Un altro esempio di discriminazione è il “gender pay gap”: la differenza di salario a parità di ore di lavoro tra uomini e donne. «Il pay gap tra uomo e donna in Europa – ha spiegato l’avvocato Raffaella Pirotta – è secondo Eurostat del 16,3%. Questo dato non tiene però conto di altri fattori, come il diverso tasso d’occupazione, che per gli uomini è del 72%, mentre per le donne è solo del 61% e che nelle aziende le posizioni manageriali di alto profilo sono occupate solo per il 33% dalle donne».

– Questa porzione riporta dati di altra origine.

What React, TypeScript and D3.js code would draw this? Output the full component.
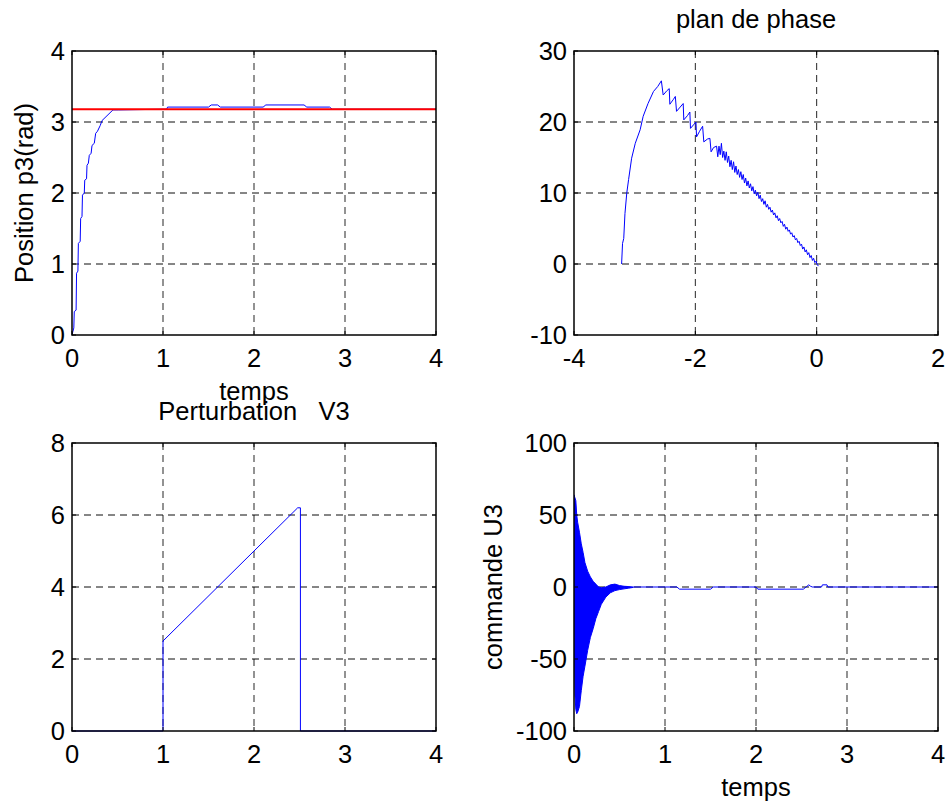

La ricerca scientifica non sembra essere un ambiente favorevole con le donne. Nonostante nelle università scientifiche il numero di studentesse stia crescendo più velocemente di quello degli studenti maschi, sono poche le donne che riescono a raggiungere i vertici della ricerca e del mondo accademico. «Esiste un fenomeno – ha spiegato Michela Prest, docente di fisica delle particelle all’Insubria – chiamato “leaky pipeline”, per il quale moltissime scienziate abbandonano la carriera e solo poche riescono a raggiungere le posizioni più prestigiose, che sono quasi sempre ricoperte da uomini».
Gli stereotipi non hanno risparmiato neppure il mondo della musica. «Nel mondo della musica – ha fatto sapere la musicista Natalia Kotsioubinskaia – esistono alcuni tabù per le donne. Per molto tempo le musiciste non hanno mai suonato strumenti musicali che avrebbero deformato il viso durante l’esibizione, come ad esempio la tromba. Anche il violoncello è poco praticato dalle musiciste, perché la posizione a gambe allargate che si deve assumere per suonarlo viene da alcuni considerata “sconveniente” per una donna».